The political economist, in fact, is indispensable to any citizen who frames ethical judgments in politics. Economics can never by itself supply ethical dicta, but it does furnish existential laws that cannot be ignored by anyone framing ethical conclusions—just as no one can rationally decide whether product X is a good or a bad food until its consequences on the human body are ascertained and taken into account.

  • 1. Murray N. Rothbard, “Praxeology: Reply to Mr. Schuller,” American Economic Review, December, 1951, pp. 943–46.
  • 2. On the pitfalls of economic forecasting see John Jewkes, “The Economist and Economic Change” in Economics and Public Policy (Washington, D.C.: The Brookings Institution, 1955), pp. 81–99; P.T. Bauer, Economic Analysis and Policy in Underdeveloped Countries (Durham, N.C.: Duke University Press, 1957), pp. 28–32; and A.G. Abramson, “Permanent Optimistic Bias—A New Problem for Forecasters,” Commercial and Financial Chronicle, February 20, 1958, p. 12.

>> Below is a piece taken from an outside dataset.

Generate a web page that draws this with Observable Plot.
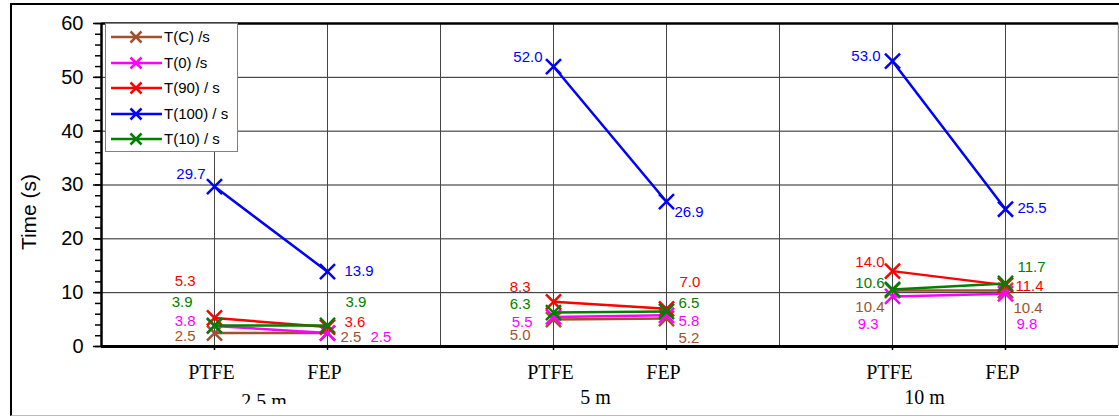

  • 3. Professor Mises has shown the fallacy of the very popular term “model-building,” which has (with so many other scientific fallacies) been taken over misleadingly by analogy from the physical sciences—in this case, engineering. The engineering model furnishes the exact quantitative dimensions—in proportionate miniature—of the real world. No economic “model” can do anything of the kind. For a bleak picture of the record of economic forecasting, see Victor Zarnowitz, An Appraisal of Short-Term Economic Forecasts (New York: Columbia University Press, 1967).
  • 4. Since writing the above, the author has come across a similar point in Rutledge Vining, Economics in the United States of America (Paris: UNESCO, 1956), pp. 31ff.